As a matter of fact, if you guys are the next best guys for our gold, I almost don’t want to know what the rest of the division is like. See, we’re competitive guys. We live off that. And if there’s no other team in the division with…
~Haas points to Crazy
"El Corazon de los Campeones." The Heart of Champions.
With that, then maybe we just need new competition.
Nick Nameth. Jack Hagar. If you’re really as good as you think you are, you’ll bring it to us face to face. But until then, you guys ain’t worth squat. Because you’ll never have…
~One last point to Super Crazy
"El Corazon de los Campeones." The Heart of Champions!!
~Super Crazy screams that last one into the camera
…and so you’ll never have these titles.
~Benjamin pats his belt as he and Haas stare back at us with incredibly angry looks before fading away…
Spoiler for American Made makes a challenge:
We see another blank background, Nick Nameth and Jack Hagar, American Made, waltzing into the frame very casually.
Tsk, tsk, tsk. Shelton and Charlie. You guys just don’t get it, do you?
~Nameth looks over to Hagar with a “the don’t get it” look before looking back to the camera
We don’t show you any respect because we simply DON’T respect you. We just know we’re better than you. So we don’t respect you because those titles should very well be ours.
~Hagar nods in agreement
Now see, we’re pretty impatient guys. So we really want to prove to you that we’re better than you. But more than that, we really, really just want those Tag Team Championships to come rest on their rightful patriotic shoulders.

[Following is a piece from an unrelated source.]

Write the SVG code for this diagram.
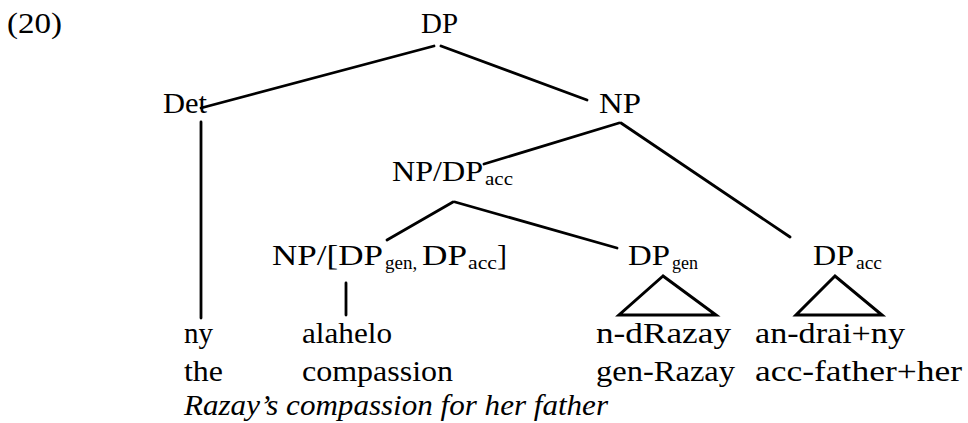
<svg xmlns="http://www.w3.org/2000/svg" width="968" height="423" viewBox="0 0 968 423">
<style>
  text { font-family: "Liberation Serif", "Times New Roman", serif; font-size: 30px; fill: #000; }
  .sub { font-size: 19px; }
  .it { font-style: italic; }
  .edge { stroke: #000; stroke-width: 2.8; fill: none; stroke-linecap: round; }
  .tri { stroke: #000; stroke-width: 3; fill: none; stroke-linejoin: miter; }
</style>
<rect width="968" height="423" fill="#fff"/>
<text x="7" y="33" textLength="55" lengthAdjust="spacingAndGlyphs">(20)</text>

<g id="connectors">
  <line class="edge" x1="434" y1="46" x2="201" y2="108"/>
  <line class="edge" x1="441" y1="46" x2="587" y2="100"/>
  <line class="edge" x1="201" y1="122" x2="201" y2="318"/>
  <line class="edge" x1="619" y1="123" x2="484" y2="164"/>
  <line class="edge" x1="621" y1="123" x2="790" y2="237"/>
  <line class="edge" x1="453" y1="202" x2="387" y2="240"/>
  <line class="edge" x1="455" y1="202" x2="617" y2="248"/>
  <line class="edge" x1="346" y1="283" x2="346" y2="315"/>
</g>

<g id="n-dp">
  <text x="421" y="33" textLength="37" lengthAdjust="spacingAndGlyphs">DP</text>
</g>
<g id="n-det">
  <text x="163" y="113" textLength="44" lengthAdjust="spacingAndGlyphs">Det</text>
</g>
<g id="n-np">
  <text x="599" y="113" textLength="42" lengthAdjust="spacingAndGlyphs">NP</text>
</g>
<g id="n-np-dpacc">
  <text x="392" y="181"><tspan textLength="91" lengthAdjust="spacingAndGlyphs">NP/DP</tspan><tspan class="sub" x="485" y="185" textLength="28" lengthAdjust="spacingAndGlyphs">acc</tspan></text>
</g>
<g id="n-np-dpgen-dpacc">
  <text x="272" y="265"><tspan textLength="111" lengthAdjust="spacingAndGlyphs">NP/[DP</tspan><tspan class="sub" x="385" y="269">gen, </tspan><tspan x="422" y="265" textLength="45" lengthAdjust="spacingAndGlyphs">DP</tspan><tspan class="sub" x="468" y="269" textLength="29" lengthAdjust="spacingAndGlyphs">acc</tspan><tspan x="497" y="265">]</tspan></text>
</g>
<g id="n-dpgen">
  <text x="628" y="265"><tspan textLength="42" lengthAdjust="spacingAndGlyphs">DP</tspan><tspan class="sub" x="672" y="269" textLength="26" lengthAdjust="spacingAndGlyphs">gen</tspan></text>
  <polygon class="tri" points="663,276 619,315 716,315"/>
</g>
<g id="n-dpacc">
  <text x="813" y="265"><tspan textLength="41" lengthAdjust="spacingAndGlyphs">DP</tspan><tspan class="sub" x="856" y="269" textLength="26" lengthAdjust="spacingAndGlyphs">acc</tspan></text>
  <polygon class="tri" points="835,276 796,315 882,315"/>
</g>

<g id="w-ny">
  <text x="184" y="343" textLength="29" lengthAdjust="spacingAndGlyphs">ny</text>
  <text x="184" y="381" textLength="39" lengthAdjust="spacingAndGlyphs">the</text>
</g>
<g id="w-alahelo">
  <text x="302" y="343" textLength="90" lengthAdjust="spacingAndGlyphs">alahelo</text>
  <text x="302" y="381" textLength="151" lengthAdjust="spacingAndGlyphs">compassion</text>
</g>
<g id="w-razay">
  <text x="596" y="343" textLength="135" lengthAdjust="spacingAndGlyphs">n-dRazay</text>
  <text x="596" y="381" textLength="139" lengthAdjust="spacingAndGlyphs">gen-Razay</text>
</g>
<g id="w-andrai">
  <text x="755" y="343" textLength="150" lengthAdjust="spacingAndGlyphs">an-drai+ny</text>
  <text x="755" y="381" textLength="207" lengthAdjust="spacingAndGlyphs">acc-father+her</text>
</g>
<text class="it" x="184" y="415" textLength="424" lengthAdjust="spacingAndGlyphs">Razay’s compassion for her father</text>
</svg>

We don’t need “Heart of Champions” to be champions. We just need those straps to fit around these gorgeous waists.
~Nameth and Hagar both grin as they both motion around their waists
But we can’t wait anymore. Our Manifest Destiny is right around the corner. And by right around the corner, we mean this coming Oblivion. We’re not gonna wait until the Supershow to get what’s ours. So listen up, hacks! We, American Made, will take you on THIS WEEK for the AOW Tag Team Championships!
~Nameth and Hagar’s cocky smiles disappear for a moment
That’s right. And we’ll show you just how strong your competition really is.
And trust us. The rightful and respected team will walk out with those titles. And from one pair of All-Americans to another - we guarantee it.
~AM’s cocky smiles reappear as we fade away, their teeth almost being beacons of light in the fade to black…
The Hammerstein Ballroom – Manhattan, New York City, New York
“Atone the Alone”
.:Confirmed for Oblivion:.
~Muhammad Hassan’s Bounty Challenge~
CM Punk v. Brent Albright
Ken Doane v. Jack Evans w/Low Ki
~AOW Tag Team Championships~
World’s Greatest Tag Team(c) v. American Made
Thanks in bunches for the nice crop of feedback, gentlemen. hebtheeagle, welcome to the section and no problem on you feedbacking the wrong show. As for this bit, these are NOT the best of the bunch as far as exclusives go, but I hope they do the job and understand (storyinewise, anyway) why they're getting done. No news to report and the confirmation card is essentially to serve as another half-assed show preview. I'm falling out of favor of doing those, actually. But there it is. Hoping to get the next show up by Monday or so before my last wave of exams smack me in the face. Hope all are well (and maybe Melvis posts a PPV ) 'til then.